Source records:

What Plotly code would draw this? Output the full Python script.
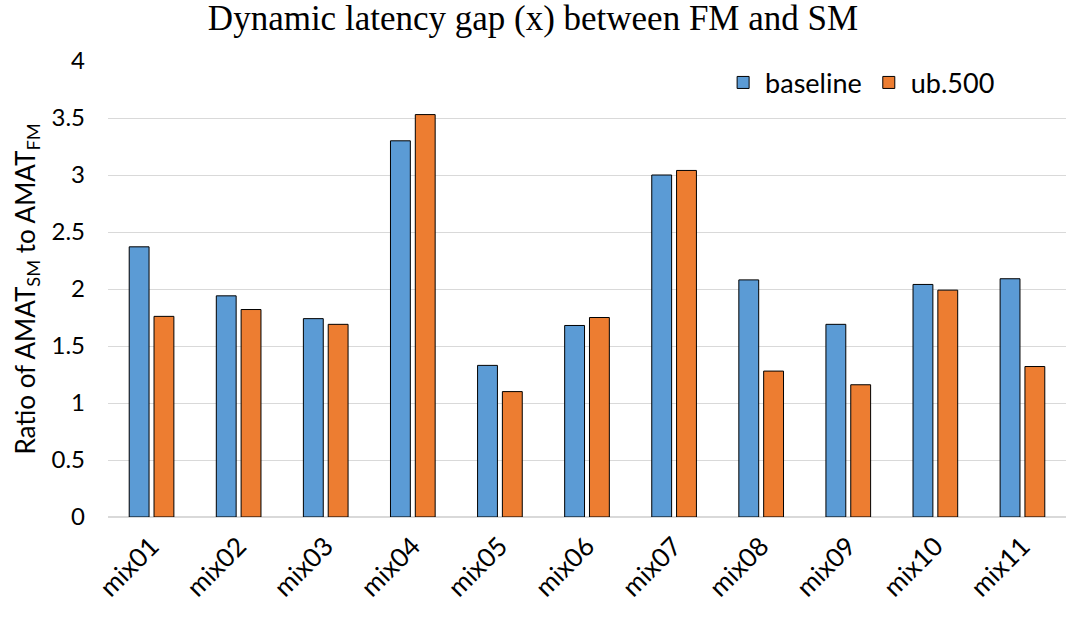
import plotly.graph_objects as go

categories = ["mix01", "mix02", "mix03", "mix04", "mix05", "mix06",
              "mix07", "mix08", "mix09", "mix10", "mix11"]
baseline = [2.37, 1.94, 1.74, 3.30, 1.33, 1.68, 3.00, 2.08, 1.69, 2.04, 2.09]
ub500 = [1.76, 1.82, 1.69, 3.53, 1.10, 1.75, 3.04, 1.28, 1.16, 1.99, 1.32]
yticks = [0, 0.5, 1, 1.5, 2, 2.5, 3, 3.5, 4]
ytick_text = ["0", "0.5", "1", "1.5", "2", "2.5", "3", "3.5", "4"]

font_sans = "Lato, 'Open Sans', sans-serif"

fig = go.Figure()
fig.add_trace(go.Bar(name="baseline", x=categories, y=baseline,
                     marker=dict(color="#5B9BD5", line=dict(color="#000000", width=1))))
fig.add_trace(go.Bar(name="ub.500", x=categories, y=ub500,
                     marker=dict(color="#ED7D31", line=dict(color="#000000", width=1))))

fig.update_layout(
    width=1066, height=617,
    paper_bgcolor="white", plot_bgcolor="white",
    margin=dict(l=108, r=0, t=61, b=100),
    barmode="group", bargap=0.43, bargroupgap=0.2,
    title=dict(text="Dynamic latency gap (x) between FM and SM",
               font=dict(family="'Liberation Serif', 'Times New Roman', serif", size=35, color="#000000"),
               x=0.5, xanchor="center", y=0.972, yanchor="middle"),
    legend=dict(orientation="h", x=0.64, y=0.952, xanchor="left", yanchor="middle",
                font=dict(family=font_sans, size=27, color="#000000"),
                bgcolor="rgba(0,0,0,0)", itemwidth=34, traceorder="normal"),
    xaxis=dict(tickangle=-45, tickfont=dict(family=font_sans, size=26, color="#000000"),
               showline=False, showgrid=False, ticks="", ticklabelstandoff=8),
    yaxis=dict(range=[0, 4], tickvals=yticks, ticktext=ytick_text,
               tickfont=dict(family=font_sans, size=24, color="#000000"),
               showgrid=True, gridcolor="#D9D9D9", gridwidth=1.3,
               zeroline=True, zerolinecolor="#D9D9D9", zerolinewidth=1.5,
               ticklabelstandoff=22,
               title=dict(text="Ratio of AMAT<sub>SM</sub> to AMAT<sub>FM</sub>",
                          font=dict(family=font_sans, size=26, color="#000000"),
                          standoff=8)),
)

fig.write_html("out.html")
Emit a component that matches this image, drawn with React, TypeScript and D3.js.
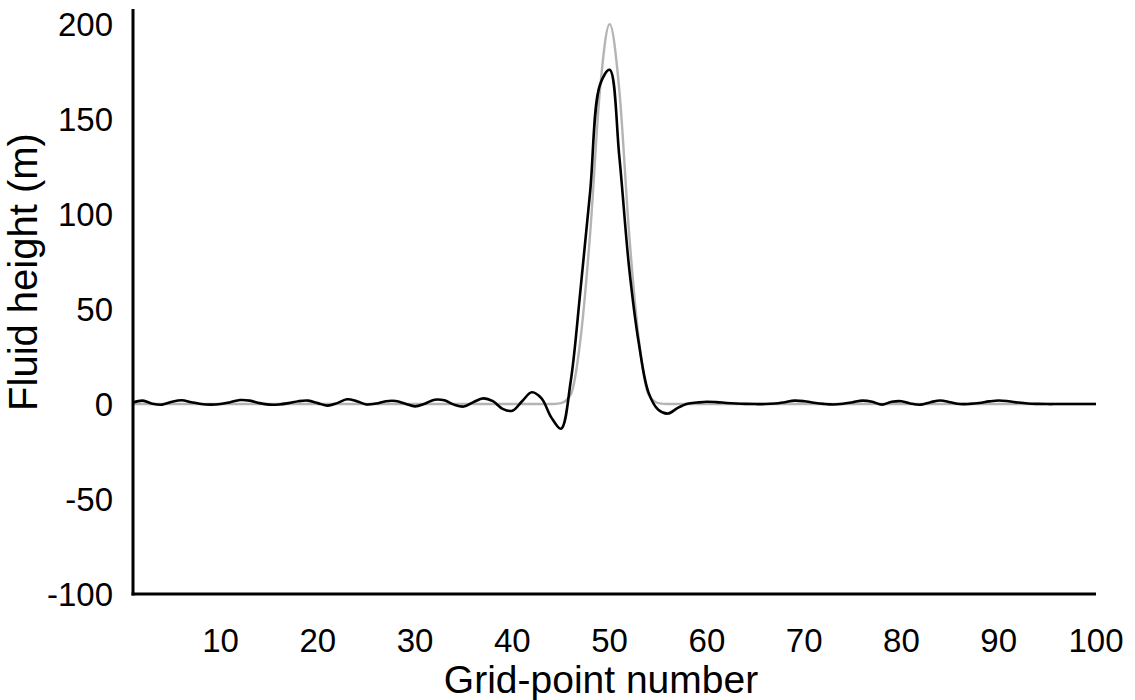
import * as d3 from 'd3';

// initial condition (grey) and model result (black), one value per grid point 1..100
const initialHeight = [
  0, 0, 0, 0, 0, 0, 0, 0, 0, 0,
  0, 0, 0, 0, 0, 0, 0, 0, 0, 0,
  0, 0, 0, 0, 0, 0, 0, 0, 0, 0,
  0, 0, 0, 0, 0, 0, 0, 0, 0, 0,
  0, 0, 0, 0, 0.5, 5, 34, 90, 165, 200,
  165, 90, 34, 5, 0.5, 0, 0, 0, 0, 0,
  0, 0, 0, 0, 0, 0, 0, 0, 0, 0,
  0, 0, 0, 0, 0, 0, 0, 0, 0, 0,
  0, 0, 0, 0, 0, 0, 0, 0, 0, 0,
  0, 0, 0, 0, 0, 0, 0, 0, 0, 0,
];

const modelHeight = [
  0.8, 1.8, 0.2, -0.3, 1.2, 2.0, 1.0, 0.0, -0.3, 0.0,
  1.0, 2.1, 1.8, 0.5, -0.3, -0.2, 0.5, 1.5, 1.8, 0.5,
  -0.8, 0.5, 2.5, 1.5, -0.2, 0.3, 1.5, 1.6, 0.2, -1.2,
  0.2, 2.3, 2.0, -0.3, -1.3, 1.0, 3.0, 1.5, -2.5, -3.5,
  1.5, 6.2, 3.0, -7.0, -13.0, 12, 60, 112, 168, 176,
  130, 72, 32, 6, -3, -5, -2, 0.2, 0.8, 1.2,
  1.0, 0.6, 0.3, 0.1, 0, 0, 0.3, 1.0, 1.8, 1.5,
  0.7, 0.1, -0.2, 0.2, 1.0, 1.8, 1.2, -0.3, 1.2, 1.5,
  0.2, -0.3, 1.0, 1.9, 1.0, 0, 0.1, 0.6, 1.4, 1.9,
  1.5, 0.8, 0.3, 0.1, 0, 0, 0, 0, 0, 0,
];

const xTicks = [10, 20, 30, 40, 50, 60, 70, 80, 90, 100];
const yTicks = [-100, -50, 0, 50, 100, 150, 200];

const width = 1135;
const height = 700;
const font = '"Liberation Sans", Arial, Helvetica, sans-serif';

export default function App() {
  const x = d3.scaleLinear().domain([1, 100]).range([133, 1096]);
  const y = d3.scaleLinear().domain([-100, 208]).range([594, 9]);

  const line = (vals: number[], curve: d3.CurveFactory) =>
    d3
      .line<number>()
      .x((_, i) => x(i + 1))
      .y((d) => y(d))
      .curve(curve)(vals) ?? '';

  return (
    <div style={{ position: 'absolute', left: 0, top: 0 }}>
      <svg width={width} height={height} style={{ display: 'block', background: '#fff' }}>
        {/* grey initial hump */}
        <path d={line(initialHeight, d3.curveMonotoneX)} fill="none" stroke="#b4b4b4" strokeWidth={2.4} />
        {/* black model solution */}
        <path d={line(modelHeight, d3.curveCatmullRom)} fill="none" stroke="#000" strokeWidth={2.6} />

        {/* axes */}
        <line x1={x(1)} x2={x(1)} y1={y(208)} y2={y(-100) + 1.5} stroke="#000" strokeWidth={3} />
        <line x1={x(1) - 1.5} x2={x(100)} y1={y(-100)} y2={y(-100)} stroke="#000" strokeWidth={3} />

        {yTicks.map((t) => (
          <text
            key={t}
            x={113}
            y={y(t)}
            dy="0.36em"
            textAnchor="end"
            fontFamily={font}
            fontSize={33}
            fill="#000"
          >
            {t}
          </text>
        ))}

        {xTicks.map((t) => (
          <text
            key={t}
            x={x(t)}
            y={652}
            textAnchor="middle"
            fontFamily={font}
            fontSize={33}
            fill="#000"
          >
            {t}
          </text>
        ))}

        <text x={601} y={693} textAnchor="middle" fontFamily={font} fontSize={39} fill="#000">
          Grid-point number
        </text>
        <text
          transform={`translate(37,272) rotate(-90)`}
          textAnchor="middle"
          fontFamily={font}
          fontSize={40}
          fill="#000"
        >
          Fluid height (m)
        </text>
      </svg>
    </div>
  );
}
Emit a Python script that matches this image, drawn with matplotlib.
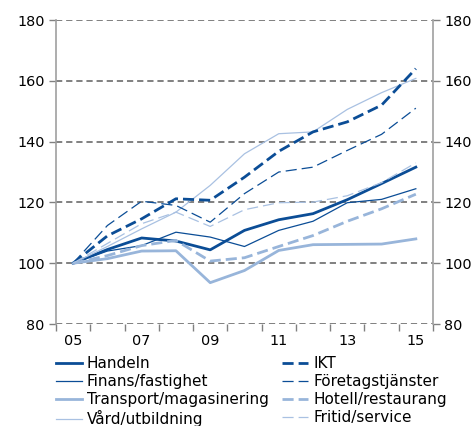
import matplotlib
matplotlib.use('Agg')
import matplotlib.pyplot as plt

# Index 2005 = 100
years = [2005, 2006, 2007, 2008, 2009, 2010, 2011, 2012, 2013, 2014, 2015]
handeln = [100, 104.5, 108.3, 107.3, 104.4, 110.8, 114.3, 116.3, 120.9, 126.2, 131.6]
finans = [100, 104.0, 105.8, 110.2, 108.6, 105.5, 110.8, 113.8, 119.9, 121.0, 124.5]
transport = [100, 101.5, 104.0, 104.1, 93.6, 97.6, 104.2, 106.1, 106.2, 106.3, 108.0]
vard = [100, 105.5, 111.3, 116.8, 125.6, 136.0, 142.6, 143.2, 150.6, 156.1, 160.8]
ikt = [100, 109.0, 114.6, 121.2, 120.7, 128.3, 136.8, 143.2, 146.5, 152.0, 164.0]
foretag = [100, 112.4, 120.4, 119.0, 113.5, 122.9, 130.0, 131.6, 137.1, 142.4, 151.0]
hotell = [100, 102.5, 105.8, 107.5, 100.7, 101.8, 105.5, 109.1, 113.8, 117.9, 122.7]
fritid = [100, 106.5, 113.0, 116.8, 112.1, 117.6, 119.9, 120.1, 122.2, 126.5, 133.0]

yticks = [80, 100, 120, 140, 160, 180]
xlabels = ['05', '07', '09', '11', '13', '15']

DARK = '#0B4D96'
LIGHT = '#98B5DA'
LIGHTER = '#A9C1E2'
GRID = '#808080'

plt.rcParams['font.family'] = 'DejaVu Sans'
plt.rcParams['font.size'] = 10.4
plt.rcParams['lines.scale_dashes'] = False

fig = plt.figure(figsize=(4.72, 4.26), dpi=100)
ax = fig.add_axes([0.1186, 0.2394, 0.7987, 0.7136])

dash = (0, (8, 3.6))
series = [
    (handeln, 'Handeln', DARK, 2.0, '-'),
    (finans, 'Finans/fastighet', DARK, 0.9, '-'),
    (transport, 'Transport/magasinering', LIGHT, 2.0, '-'),
    (vard, 'Vård/utbildning', LIGHTER, 0.9, '-'),
    (ikt, 'IKT', DARK, 2.0, dash),
    (foretag, 'Företagstjänster', DARK, 0.9, dash),
    (hotell, 'Hotell/restaurang', LIGHT, 2.0, dash),
    (fritid, 'Fritid/service', LIGHTER, 0.9, dash),
]
for vals, name, col, lw, ls in series:
    ax.plot(years, vals, color=col, linewidth=lw, linestyle=ls, label=name)

ax.set_xlim(2004.5, 2015.5)
ax.set_ylim(80, 180)
ax.set_yticks(yticks)
ax.yaxis.grid(True, color=GRID, linestyle=(0, (4.5, 2.8)), linewidth=1.4)
ax.set_axisbelow(True)

# tick marks between years, labels on odd years
ax.set_xticks([y + 0.5 for y in range(2004, 2016)])
ax.set_xticklabels([])
ax.set_xticks(years[::2], labels=xlabels, minor=True)
ax.tick_params(axis='x', which='major', direction='out', length=5, width=1, color=GRID)
ax.tick_params(axis='x', which='minor', length=0, pad=7)
ax.tick_params(axis='y', direction='out', length=5, width=1, color=GRID,
               left=True, right=True, labelleft=True, labelright=True, pad=3)

for s in ['top', 'bottom']:
    ax.spines[s].set_visible(False)
for s in ['left', 'right']:
    ax.spines[s].set_color('#a0a0a0')
    ax.spines[s].set_linewidth(1.2)

fig.legend(loc='upper left', bbox_to_anchor=(0.118, 0.164), ncol=2, frameon=False,
           fontsize=11, handlelength=1.7, handletextpad=0.33, columnspacing=0.9,
           labelspacing=0.2, borderpad=0, borderaxespad=0)

fig.savefig('out.png', dpi=100)
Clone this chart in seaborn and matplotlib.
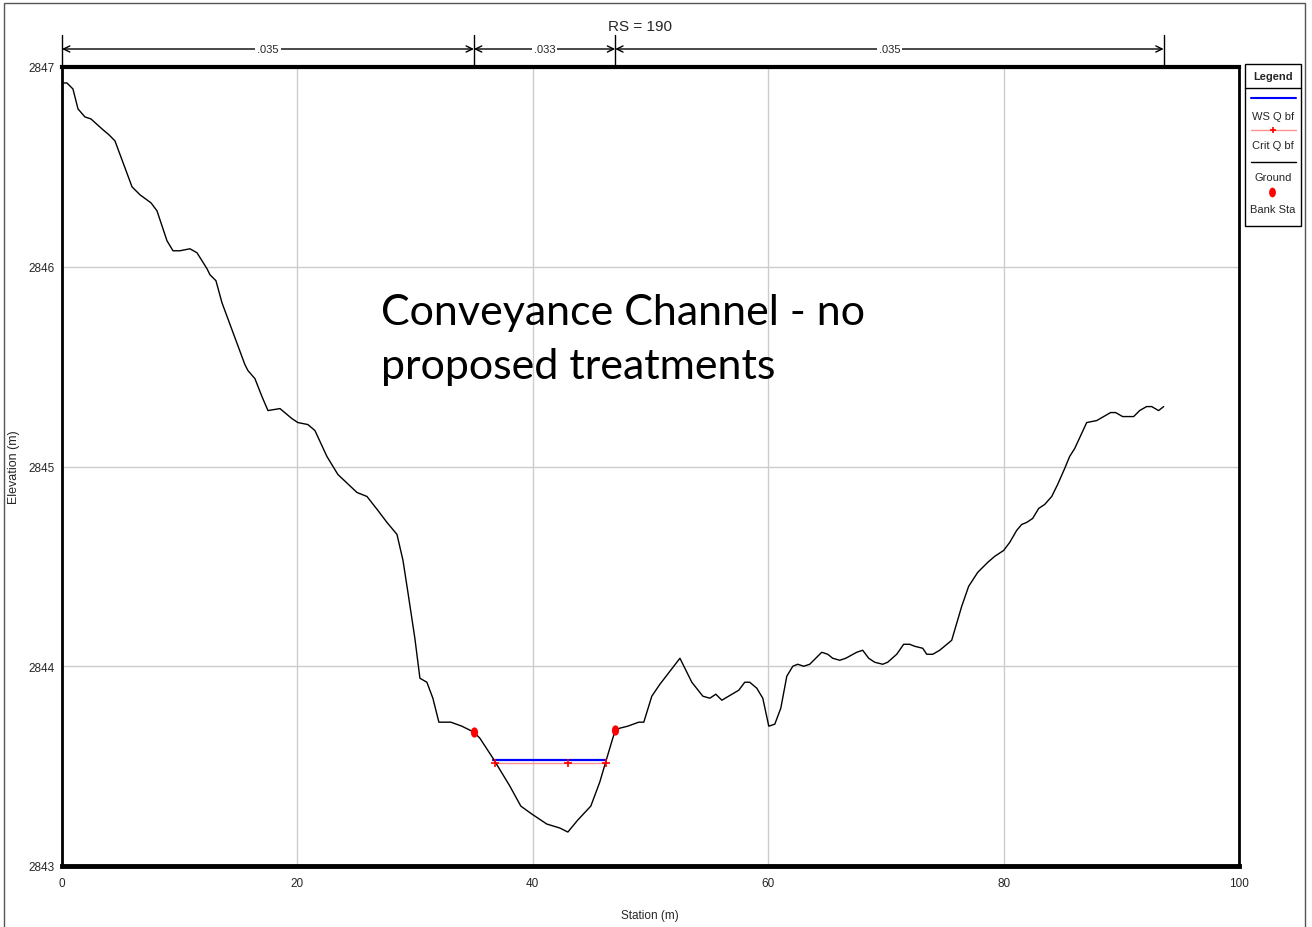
import matplotlib
matplotlib.use("Agg")
import matplotlib.pyplot as plt
import matplotlib.transforms as mtransforms
import pandas as pd
import seaborn as sns
from matplotlib.lines import Line2D
from matplotlib.markers import MarkerStyle
from matplotlib.patches import Rectangle
from matplotlib.ticker import MultipleLocator

# Ground profile of cross section RS 190 (station m, elevation m)
station = [0.00, 0.42, 0.93, 1.36, 1.95, 2.46, 3.40, 4.00, 4.50, 5.95, 6.63, 7.56,
           8.07, 8.92, 9.43, 10.02, 10.87, 11.47, 12.32, 12.57, 13.08, 13.59, 15.54,
           15.80, 16.39, 16.99, 17.50, 18.52, 19.53, 20.04, 20.89, 21.49, 22.51,
           23.44, 25.06, 25.91, 26.84, 27.61, 28.46, 28.97, 29.39, 29.98, 30.41,
           31.00, 31.51, 32.02, 32.53, 33.04, 33.97, 35.00, 35.50, 36.61, 38.05,
           38.98, 39.92, 41.19, 42.30, 42.98, 43.82, 44.93, 45.69, 46.29, 47.00,
           47.39, 48.07, 49.00, 49.43, 50.11, 50.80, 52.50, 53.51, 54.45, 55.04,
           55.55, 56.06, 57.50, 58.01, 58.43, 59.03, 59.54, 60.05, 60.56, 61.07,
           61.58, 62.09, 62.51, 63.02, 63.53, 64.55, 65.06, 65.48, 66.08, 66.59,
           67.52, 68.03, 68.54, 69.05, 69.73, 70.15, 70.92, 71.51, 72.02, 72.45,
           73.13, 73.47, 73.98, 74.57, 75.59, 76.44, 77.03, 77.80, 78.65, 79.24,
           80.01, 80.52, 81.11, 81.54, 81.96, 82.47, 82.98, 83.49, 84.09, 84.59,
           85.19, 85.61, 86.04, 87.06, 87.91, 88.50, 89.09, 89.52, 90.11, 90.71,
           91.05, 91.56, 92.15, 92.58, 93.17, 93.60]
elevation = [2846.92, 2846.92, 2846.89, 2846.79, 2846.75, 2846.74, 2846.69, 2846.66,
             2846.63, 2846.40, 2846.36, 2846.32, 2846.28, 2846.13, 2846.08, 2846.08,
             2846.09, 2846.07, 2845.99, 2845.96, 2845.93, 2845.82, 2845.51, 2845.48,
             2845.44, 2845.35, 2845.28, 2845.29, 2845.24, 2845.22, 2845.21, 2845.18,
             2845.05, 2844.96, 2844.87, 2844.85, 2844.78, 2844.72, 2844.66, 2844.53,
             2844.37, 2844.14, 2843.94, 2843.92, 2843.84, 2843.72, 2843.72, 2843.72,
             2843.70, 2843.67, 2843.64, 2843.54, 2843.40, 2843.30, 2843.26, 2843.21,
             2843.19, 2843.17, 2843.23, 2843.30, 2843.42, 2843.54, 2843.68, 2843.69,
             2843.70, 2843.72, 2843.72, 2843.85, 2843.91, 2844.04, 2843.92, 2843.85,
             2843.84, 2843.86, 2843.83, 2843.88, 2843.92, 2843.92, 2843.89, 2843.84,
             2843.70, 2843.71, 2843.79, 2843.95, 2844.00, 2844.01, 2844.00, 2844.01,
             2844.07, 2844.06, 2844.04, 2844.03, 2844.04, 2844.07, 2844.08, 2844.04,
             2844.02, 2844.01, 2844.02, 2844.06, 2844.11, 2844.11, 2844.10, 2844.09,
             2844.06, 2844.06, 2844.08, 2844.13, 2844.30, 2844.40, 2844.47, 2844.52,
             2844.55, 2844.58, 2844.62, 2844.68, 2844.71, 2844.72, 2844.74, 2844.79,
             2844.81, 2844.85, 2844.91, 2844.99, 2845.05, 2845.09, 2845.22, 2845.23,
             2845.25, 2845.27, 2845.27, 2845.25, 2845.25, 2845.25, 2845.28, 2845.30,
             2845.30, 2845.28, 2845.30]

bank_station = [35.00, 47.00]
bank_elevation = [2843.67, 2843.68]

ws_station = [36.63, 46.26]
ws_elevation = [2843.53, 2843.53]

crit_station = [36.80, 43.00, 46.20]
crit_elevation = [2843.515, 2843.515, 2843.515]

n_breaks = [0.0, 35.0, 47.0, 93.6]
n_values = [".035", ".033", ".035"]

x_ticks = [0, 20, 40, 60, 80, 100]
y_ticks = [2843, 2844, 2845, 2846, 2847]

ground = pd.DataFrame({"Station": station, "Elevation": elevation})
banks = pd.DataFrame({"Station": bank_station, "Elevation": bank_elevation})
ws = pd.DataFrame({"Station": ws_station, "Elevation": ws_elevation})
crit = pd.DataFrame({"Station": crit_station, "Elevation": crit_elevation})

sns.set_style("white")
NARROW = ["Liberation Sans Narrow", "Liberation Sans", "DejaVu Sans"]
plt.rcParams["font.family"] = NARROW

W, H = 1312, 928
fig = plt.figure(figsize=(W / 100, H / 100), dpi=100)
fig.patch.set_facecolor("white")


def fx(px):
    return px / W


def fy(py):
    return 1 - py / H


ax = fig.add_axes([fx(62), fy(867), fx(1239) - fx(62), fy(68) - fy(867)])

sns.lineplot(data=ws, x="Station", y="Elevation", ax=ax, color="#0000ff",
             linewidth=1.6, sort=False, zorder=4)
sns.lineplot(data=crit, x="Station", y="Elevation", ax=ax, color="#ff9090",
             linewidth=1.0, sort=False, zorder=3)
sns.scatterplot(data=crit, x="Station", y="Elevation", ax=ax, marker="+",
                color="red", s=30, linewidth=1.2, zorder=5)
sns.lineplot(data=ground, x="Station", y="Elevation", ax=ax, color="black",
             linewidth=1.0, sort=False, zorder=4)
bank_marker = MarkerStyle("o", transform=mtransforms.Affine2D().scale(0.7, 1.0))
sns.scatterplot(data=banks, x="Station", y="Elevation", ax=ax, marker=bank_marker,
                color="red", s=55, linewidth=0, zorder=6)

ax.set_xlim(0, 100)
ax.set_ylim(2843, 2847)
ax.set_xticks(x_ticks)
ax.set_yticks(y_ticks)
ax.xaxis.set_minor_locator(MultipleLocator(4))
ax.yaxis.set_minor_locator(MultipleLocator(0.2))
ax.set_xticklabels([str(v) for v in x_ticks])
ax.set_yticklabels([str(v) for v in y_ticks])
ax.grid(True, which="major", color="#cccccc", linewidth=1.0)
ax.set_axisbelow(True)
ax.tick_params(axis="both", which="major", direction="out", length=4, width=1,
               labelsize=8.5, color="black")
ax.tick_params(axis="both", which="minor", direction="out", length=3.5, width=1,
               color="black")
ax.tick_params(axis="x", which="major", pad=4)
ax.tick_params(axis="y", which="major", pad=1)
ax.set_xlabel("")
ax.set_ylabel("")
for side, lw in {"top": 3.0, "bottom": 3.5, "left": 2.0, "right": 2.0}.items():
    ax.spines[side].set_visible(True)
    ax.spines[side].set_color("black")
    ax.spines[side].set_linewidth(lw)

# Axis titles
fig.text(fx(650), fy(916), "Station (m)", ha="center", va="center", fontsize=8.5)
fig.text(fx(14), fy(467), "Elevation (m)", ha="center", va="center",
         rotation=90, fontsize=9, family=["Liberation Sans", "DejaVu Sans"])

# Manning's n segments above the plot
blend = mtransforms.blended_transform_factory(ax.transData, fig.transFigure)
y_line = fy(50)
for x in n_breaks:
    fig.add_artist(Line2D([x, x], [fy(36), fy(68)], transform=blend,
                          color="black", linewidth=1.0))
for x0, x1, label in zip(n_breaks[:-1], n_breaks[1:], n_values):
    ax.annotate("", xy=(x1, y_line), xytext=(x0, y_line), xycoords=blend,
                textcoords=blend, annotation_clip=False,
                arrowprops=dict(arrowstyle="<->,head_length=0.45,head_width=0.22",
                                color="black", linewidth=1.0,
                                shrinkA=0, shrinkB=0))
    ax.text((x0 + x1) / 2, y_line, label, transform=blend, ha="center",
            va="center", fontsize=8,
            bbox=dict(facecolor="white", edgecolor="none", pad=1.5))

fig.text(fx(640), fy(27), "RS = 190", ha="center", va="center", fontsize=11)

# Annotation
fig.text(fx(381), fy(294), "Conveyance Channel - no\nproposed treatments",
         ha="left", va="top", fontsize=31, linespacing=1.5,
         family=["Lato", "DejaVu Sans"], color="black")

# Legend panel
fig.add_artist(Rectangle((fx(1245), fy(227)), fx(1301) - fx(1245),
                         fy(65) - fy(227), transform=fig.transFigure,
                         facecolor="white", edgecolor="black", linewidth=1.0))
fig.add_artist(Line2D([fx(1245), fx(1301)], [fy(89), fy(89)],
                      transform=fig.transFigure, color="black", linewidth=1.0))
fig.text(fx(1273), fy(77), "Legend", ha="center", va="center", fontsize=8,
         fontweight="bold")
fig.add_artist(Line2D([fx(1251), fx(1296)], [fy(99), fy(99)],
                      transform=fig.transFigure, color="#0000ff", linewidth=1.5))
fig.text(fx(1273), fy(117), "WS Q bf", ha="center", va="center", fontsize=8)
fig.add_artist(Line2D([fx(1251), fx(1296)], [fy(131), fy(131)],
                      transform=fig.transFigure, color="#ff9090", linewidth=1.0))
fig.add_artist(Line2D([fx(1273)], [fy(131)], transform=fig.transFigure,
                      marker="+", color="red", markersize=5, markeredgewidth=1.2,
                      linestyle="none"))
fig.text(fx(1273), fy(146), "Crit Q bf", ha="center", va="center", fontsize=8)
fig.add_artist(Line2D([fx(1251), fx(1296)], [fy(163), fy(163)],
                      transform=fig.transFigure, color="black", linewidth=1.0))
fig.text(fx(1273), fy(178), "Ground", ha="center", va="center", fontsize=8)
fig.add_artist(Line2D([fx(1272)], [fy(193)], transform=fig.transFigure,
                      marker=bank_marker, color="red", markersize=7,
                      markeredgewidth=0, linestyle="none"))
fig.text(fx(1273), fy(210), "Bank Sta", ha="center", va="center", fontsize=8)

# Outer frame
fig.add_artist(Rectangle((fx(4), fy(935)), fx(1305) - fx(4), fy(4) - fy(935),
                         transform=fig.transFigure, facecolor="none",
                         edgecolor="#555555", linewidth=1.0))

fig.savefig("out.png", dpi=100, facecolor="white")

Your objective:
Print, exactly as written, the lines above from the first one to the one containing "import plotly.graph_objects as go". Leave out pictures.

Task response:
What Plotly code would draw this? Output the full Python script.
import plotly.graph_objects as go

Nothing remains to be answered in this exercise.